> _Task description_: Output each line exactly as it appears, skipping any embedded picture.

_ _ _ _ _

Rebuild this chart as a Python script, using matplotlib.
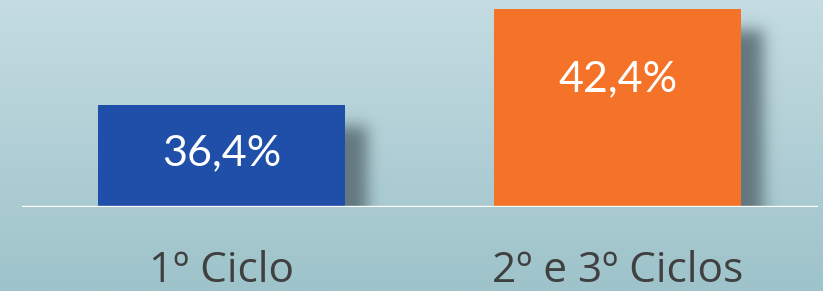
import numpy as np
import matplotlib.pyplot as plt

categories = ["1º Ciclo", "2º e 3º Ciclos"]
values = [36.4, 42.4]
value_labels = ["36,4%", "42,4%"]
colors = ["#1f4fa8", "#f47328"]

W, H = 823, 291
fig = plt.figure(figsize=(W / 100, H / 100), dpi=100)

# background gradient
bg = fig.add_axes([0, 0, 1, 1])
grad = np.linspace(0, 1, 256)[:, None]
top = np.array([196, 220, 226]) / 255
bot = np.array([158, 195, 202]) / 255
img = top + (bot - top) * grad[:, :, None]
bg.imshow(img, aspect="auto", extent=[0, W, 0, H], zorder=0)
bg.set_xlim(0, W)
bg.set_ylim(0, H)
bg.axis("off")

# axes: bottom at y=207px, 16px per unit
ax = fig.add_axes([22 / W, (H - 207) / H, (818 - 22) / W, 207 / H])
ax.patch.set_alpha(0)
ymin = 30
ax.set_ylim(ymin, ymin + 207 / 16)
ax.set_xlim(-0.504, 1.506)
x = np.arange(len(values))
width = 0.624

bars = ax.bar(x, [v - ymin for v in values], bottom=ymin, width=width, color=colors, zorder=3)

# blurred shadow behind the bars, offset to the right/down
fig.canvas.draw()
mask = np.zeros((H, W))
for b in bars:
    e = b.get_window_extent()
    x0, x1 = int(e.x0) + 22, int(e.x1) + 22
    y0, y1 = int(H - e.y1) + 22, int(H - e.y0) + 20
    mask[max(y0, 0):y1, max(x0, 0):min(x1, W)] = 1
k = np.arange(-28, 29)
g = np.exp(-k ** 2 / (2 * 7.5 ** 2))
g /= g.sum()
mask = np.apply_along_axis(lambda r: np.convolve(r, g, mode="same"), 1, mask)
mask = np.apply_along_axis(lambda c: np.convolve(c, g, mode="same"), 0, mask)
mask[int(H - bars[0].get_window_extent().y0):, :] = 0
shadow = np.zeros((H, W, 4))
shadow[..., :3] = np.array([98, 120, 126]) / 255
shadow[..., 3] = np.clip(mask * 1.0, 0, 1)
bg.imshow(shadow, aspect="auto", extent=[0, W, 0, H], zorder=1)

offsets = [-49, -71]
for xi, v, lab, off in zip(x, values, value_labels, offsets):
    ax.annotate(lab, (xi, v), xytext=(0, off), textcoords="offset pixels",
                ha="center", va="center", color="white", fontsize=31, family="Lato", zorder=4)

ax.axhline(ymin, color="white", lw=2.4, zorder=5)
ax.set_xticks(x)
ax.set_xticklabels(categories, fontsize=30.5, family="Open Sans", color="#404040")
ax.tick_params(axis="x", length=0, pad=31)
ax.set_yticks([])
for s in ax.spines.values():
    s.set_visible(False)

fig.savefig("out.png", dpi=100)
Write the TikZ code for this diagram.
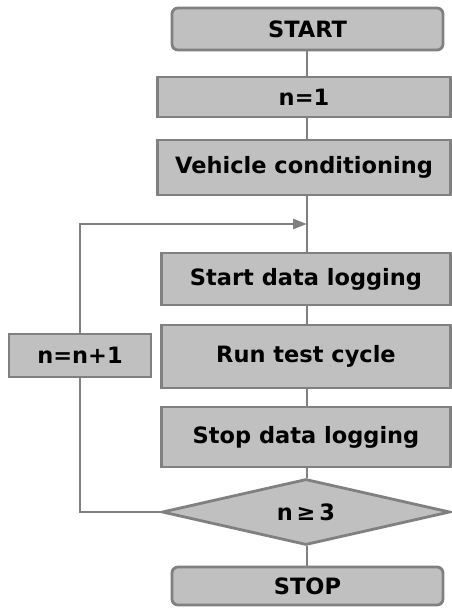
\documentclass[tikz,border=0pt]{standalone}
\usepackage{fontspec}
\setmainfont{DejaVu Sans}
\usetikzlibrary{shapes.geometric,arrows.meta}
\definecolor{ln}{HTML}{808080}
\definecolor{fl}{HTML}{C0C0C0}
\tikzset{
  base/.style={draw=ln, fill=fl, line width=2.8pt, font=\fontsize{22.5}{26}\selectfont\bfseries, inner sep=0pt},
  rbox/.style={base, rounded corners=6pt},
  pbox/.style={base},
  dia/.style={base, diamond, aspect=4.4},
  conn/.style={draw=ln, line width=2.8pt},
}
\begin{document}
\begin{tikzpicture}[x=1pt,y=1pt]
\useasboundingbox (0,0) rectangle (451,-608);
\node[rbox, minimum width=271pt, minimum height=42pt] (start) at (307.5,-29) {START};
\node[pbox, minimum width=293pt, minimum height=40pt] (n1) at (304,-97) {n=1};
\node[pbox, minimum width=293pt, minimum height=55pt] (veh) at (304,-167.5) {Vehicle conditioning};
\node[pbox, minimum width=289pt, minimum height=52pt] (sdl) at (306,-279) {Start data logging};
\node[pbox, minimum width=289pt, minimum height=63pt] (run) at (306,-356.5) {Run test cycle};
\node[pbox, minimum width=289pt, minimum height=60pt] (stp) at (306,-437) {Stop data logging};
\node[dia, minimum width=288pt, minimum height=66pt] (dec) at (306,-512) {n\,≥\,3};
\node[rbox, minimum width=271pt, minimum height=38pt] (stop) at (307.5,-586) {STOP};
\node[pbox, minimum width=142pt, minimum height=43pt] (inc) at (80,-355.5) {n=n+1};
\coordinate (j) at (307,-224);
\coordinate (bl) at (80,-512);
\coordinate (tl) at (80,-224);
\draw[conn] (start.south -| 307,0) -- (n1.north -| 307,0);
\draw[conn] (n1.south -| 307,0) -- (veh.north -| 307,0);
\draw[conn] (veh.south -| 307,0) -- (j) -- (sdl.north -| 307,0);
\draw[conn] (sdl.south -| 307,0) -- (run.north -| 307,0);
\draw[conn] (run.south -| 307,0) -- (stp.north -| 307,0);
\draw[conn] (stp.south -| 307,0) -- (dec.north -| 307,0);
\draw[conn] (dec.south -| 307,0) -- (stop.north -| 307,0);
\draw[conn] (dec.west) -- (bl) -- (inc.south);
\draw[conn, -{Triangle[length=14pt,width=10pt]}] (inc.north) -- (tl) -- (j);
\end{tikzpicture}
\end{document}
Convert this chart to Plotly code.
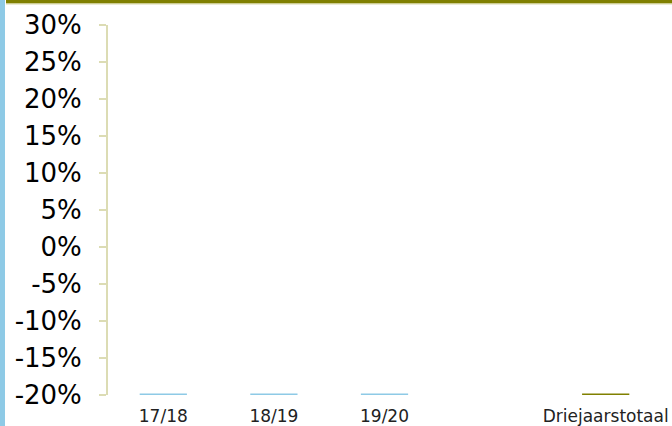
import plotly.graph_objects as go

categories = ["17/18", "18/19", "19/20", " ", "Driejaarstotaal"]
values = [-20, -20, -20, None, -20]
bar_colors = ["#8ECAE6", "#8ECAE6", "#8ECAE6", "#8ECAE6", "#808000"]
y_ticks = [-20, -15, -10, -5, 0, 5, 10, 15, 20, 25, 30]
y_labels = [f"{v}%" for v in y_ticks]

W, H = 672, 426
L, R, T, B = 108, 11, 25, 31
pw, ph = W - L - R, H - T - B

fig = go.Figure()
fig.add_trace(go.Bar(
    x=categories, y=values, base=-20,
    marker=dict(color=bar_colors, line=dict(color=bar_colors, width=3)),
    width=0.4, showlegend=False,
))

def px_x(p):
    return (p - L) / pw

def px_y(p):
    return (H - B - p) / ph

fig.update_layout(
    width=W, height=H,
    margin=dict(l=L, r=R, t=T, b=B, autoexpand=False),
    plot_bgcolor="white", paper_bgcolor="white",
    font=dict(family="DejaVu Sans", color="black"),
    bargap=0.6,
    xaxis=dict(
        type="category", showgrid=False, showline=False, ticks="",
        tickfont=dict(size=17, color="#222222"), zeroline=False,
        range=[-0.5, 4.5], ticklabelstandoff=9,
    ),
    yaxis=dict(
        range=[-20, 30], tickvals=y_ticks, ticktext=y_labels,
        showgrid=False, zeroline=False,
        showline=True, linecolor="#DCDCB4", linewidth=2,
        ticks="outside", ticklen=7, tickwidth=2, tickcolor="#DCDCB4",
        tickfont=dict(size=26, color="black"), ticklabelstandoff=12,
    ),
    shapes=[
        dict(type="rect", xref="paper", yref="paper",
             x0=px_x(0), x1=px_x(5), y0=px_y(H), y1=px_y(0),
             fillcolor="#8ECAE6", line=dict(width=0), layer="above"),
        dict(type="rect", xref="paper", yref="paper",
             x0=px_x(6), x1=px_x(W), y0=px_y(3.5), y1=px_y(0),
             fillcolor="#808000", line=dict(width=0), layer="above"),
        dict(type="rect", xref="paper", yref="paper",
             x0=px_x(6), x1=px_x(W), y0=px_y(4.5), y1=px_y(3.5),
             fillcolor="#D9D9A8", line=dict(width=0), layer="above"),
    ],
)

fig.write_html("out.html", config={"displayModeBar": False},
               post_script="document.body.style.margin='0';")
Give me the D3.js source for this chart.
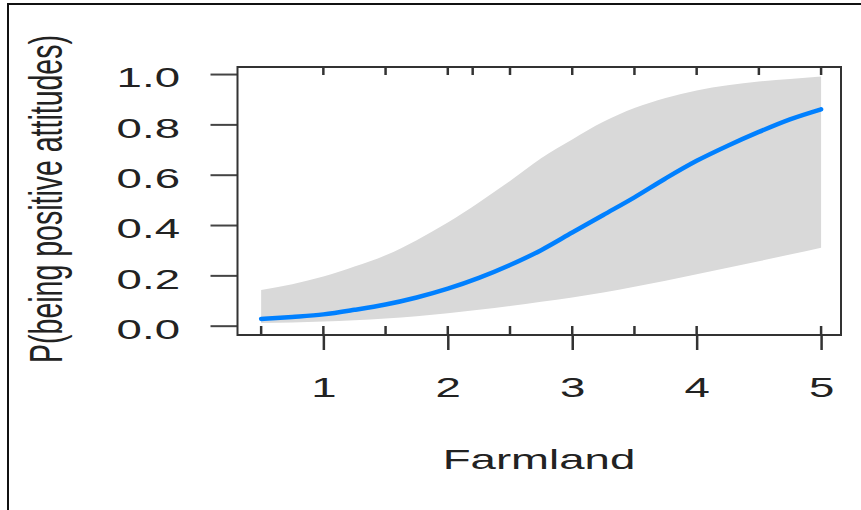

_ _ _ _ _

> _Written answer_:
Rebuild this chart as a Python script, using matplotlib.
import numpy as np
import matplotlib.pyplot as plt

categories = ["1º Ciclo", "2º e 3º Ciclos"]
values = [36.4, 42.4]
value_labels = ["36,4%", "42,4%"]
colors = ["#1f4fa8", "#f47328"]

W, H = 823, 291
fig = plt.figure(figsize=(W / 100, H / 100), dpi=100)

# background gradient
bg = fig.add_axes([0, 0, 1, 1])
grad = np.linspace(0, 1, 256)[:, None]
top = np.array([196, 220, 226]) / 255
bot = np.array([158, 195, 202]) / 255
img = top + (bot - top) * grad[:, :, None]
bg.imshow(img, aspect="auto", extent=[0, W, 0, H], zorder=0)
bg.set_xlim(0, W)
bg.set_ylim(0, H)
bg.axis("off")

# axes: bottom at y=207px, 16px per unit
ax = fig.add_axes([22 / W, (H - 207) / H, (818 - 22) / W, 207 / H])
ax.patch.set_alpha(0)
ymin = 30
ax.set_ylim(ymin, ymin + 207 / 16)
ax.set_xlim(-0.504, 1.506)
x = np.arange(len(values))
width = 0.624

bars = ax.bar(x, [v - ymin for v in values], bottom=ymin, width=width, color=colors, zorder=3)

# blurred shadow behind the bars, offset to the right/down
fig.canvas.draw()
mask = np.zeros((H, W))
for b in bars:
    e = b.get_window_extent()
    x0, x1 = int(e.x0) + 22, int(e.x1) + 22
    y0, y1 = int(H - e.y1) + 22, int(H - e.y0) + 20
    mask[max(y0, 0):y1, max(x0, 0):min(x1, W)] = 1
k = np.arange(-28, 29)
g = np.exp(-k ** 2 / (2 * 7.5 ** 2))
g /= g.sum()
mask = np.apply_along_axis(lambda r: np.convolve(r, g, mode="same"), 1, mask)
mask = np.apply_along_axis(lambda c: np.convolve(c, g, mode="same"), 0, mask)
mask[int(H - bars[0].get_window_extent().y0):, :] = 0
shadow = np.zeros((H, W, 4))
shadow[..., :3] = np.array([98, 120, 126]) / 255
shadow[..., 3] = np.clip(mask * 1.0, 0, 1)
bg.imshow(shadow, aspect="auto", extent=[0, W, 0, H], zorder=1)

offsets = [-49, -71]
for xi, v, lab, off in zip(x, values, value_labels, offsets):
    ax.annotate(lab, (xi, v), xytext=(0, off), textcoords="offset pixels",
                ha="center", va="center", color="white", fontsize=31, family="Lato", zorder=4)

ax.axhline(ymin, color="white", lw=2.4, zorder=5)
ax.set_xticks(x)
ax.set_xticklabels(categories, fontsize=30.5, family="Open Sans", color="#404040")
ax.tick_params(axis="x", length=0, pad=31)
ax.set_yticks([])
for s in ax.spines.values():
    s.set_visible(False)

fig.savefig("out.png", dpi=100)
Write the TikZ code for this diagram.
\documentclass[tikz,border=0pt]{standalone}
\usepackage{fontspec}
\setmainfont{DejaVu Sans}
\usetikzlibrary{shapes.geometric,arrows.meta}
\definecolor{ln}{HTML}{808080}
\definecolor{fl}{HTML}{C0C0C0}
\tikzset{
  base/.style={draw=ln, fill=fl, line width=2.8pt, font=\fontsize{22.5}{26}\selectfont\bfseries, inner sep=0pt},
  rbox/.style={base, rounded corners=6pt},
  pbox/.style={base},
  dia/.style={base, diamond, aspect=4.4},
  conn/.style={draw=ln, line width=2.8pt},
}
\begin{document}
\begin{tikzpicture}[x=1pt,y=1pt]
\useasboundingbox (0,0) rectangle (451,-608);
\node[rbox, minimum width=271pt, minimum height=42pt] (start) at (307.5,-29) {START};
\node[pbox, minimum width=293pt, minimum height=40pt] (n1) at (304,-97) {n=1};
\node[pbox, minimum width=293pt, minimum height=55pt] (veh) at (304,-167.5) {Vehicle conditioning};
\node[pbox, minimum width=289pt, minimum height=52pt] (sdl) at (306,-279) {Start data logging};
\node[pbox, minimum width=289pt, minimum height=63pt] (run) at (306,-356.5) {Run test cycle};
\node[pbox, minimum width=289pt, minimum height=60pt] (stp) at (306,-437) {Stop data logging};
\node[dia, minimum width=288pt, minimum height=66pt] (dec) at (306,-512) {n\,≥\,3};
\node[rbox, minimum width=271pt, minimum height=38pt] (stop) at (307.5,-586) {STOP};
\node[pbox, minimum width=142pt, minimum height=43pt] (inc) at (80,-355.5) {n=n+1};
\coordinate (j) at (307,-224);
\coordinate (bl) at (80,-512);
\coordinate (tl) at (80,-224);
\draw[conn] (start.south -| 307,0) -- (n1.north -| 307,0);
\draw[conn] (n1.south -| 307,0) -- (veh.north -| 307,0);
\draw[conn] (veh.south -| 307,0) -- (j) -- (sdl.north -| 307,0);
\draw[conn] (sdl.south -| 307,0) -- (run.north -| 307,0);
\draw[conn] (run.south -| 307,0) -- (stp.north -| 307,0);
\draw[conn] (stp.south -| 307,0) -- (dec.north -| 307,0);
\draw[conn] (dec.south -| 307,0) -- (stop.north -| 307,0);
\draw[conn] (dec.west) -- (bl) -- (inc.south);
\draw[conn, -{Triangle[length=14pt,width=10pt]}] (inc.north) -- (tl) -- (j);
\end{tikzpicture}
\end{document}
Convert this chart to Plotly code.
import plotly.graph_objects as go

categories = ["17/18", "18/19", "19/20", " ", "Driejaarstotaal"]
values = [-20, -20, -20, None, -20]
bar_colors = ["#8ECAE6", "#8ECAE6", "#8ECAE6", "#8ECAE6", "#808000"]
y_ticks = [-20, -15, -10, -5, 0, 5, 10, 15, 20, 25, 30]
y_labels = [f"{v}%" for v in y_ticks]

W, H = 672, 426
L, R, T, B = 108, 11, 25, 31
pw, ph = W - L - R, H - T - B

fig = go.Figure()
fig.add_trace(go.Bar(
    x=categories, y=values, base=-20,
    marker=dict(color=bar_colors, line=dict(color=bar_colors, width=3)),
    width=0.4, showlegend=False,
))

def px_x(p):
    return (p - L) / pw

def px_y(p):
    return (H - B - p) / ph

fig.update_layout(
    width=W, height=H,
    margin=dict(l=L, r=R, t=T, b=B, autoexpand=False),
    plot_bgcolor="white", paper_bgcolor="white",
    font=dict(family="DejaVu Sans", color="black"),
    bargap=0.6,
    xaxis=dict(
        type="category", showgrid=False, showline=False, ticks="",
        tickfont=dict(size=17, color="#222222"), zeroline=False,
        range=[-0.5, 4.5], ticklabelstandoff=9,
    ),
    yaxis=dict(
        range=[-20, 30], tickvals=y_ticks, ticktext=y_labels,
        showgrid=False, zeroline=False,
        showline=True, linecolor="#DCDCB4", linewidth=2,
        ticks="outside", ticklen=7, tickwidth=2, tickcolor="#DCDCB4",
        tickfont=dict(size=26, color="black"), ticklabelstandoff=12,
    ),
    shapes=[
        dict(type="rect", xref="paper", yref="paper",
             x0=px_x(0), x1=px_x(5), y0=px_y(H), y1=px_y(0),
             fillcolor="#8ECAE6", line=dict(width=0), layer="above"),
        dict(type="rect", xref="paper", yref="paper",
             x0=px_x(6), x1=px_x(W), y0=px_y(3.5), y1=px_y(0),
             fillcolor="#808000", line=dict(width=0), layer="above"),
        dict(type="rect", xref="paper", yref="paper",
             x0=px_x(6), x1=px_x(W), y0=px_y(4.5), y1=px_y(3.5),
             fillcolor="#D9D9A8", line=dict(width=0), layer="above"),
    ],
)

fig.write_html("out.html", config={"displayModeBar": False},
               post_script="document.body.style.margin='0';")
Give me the D3.js source for this chart.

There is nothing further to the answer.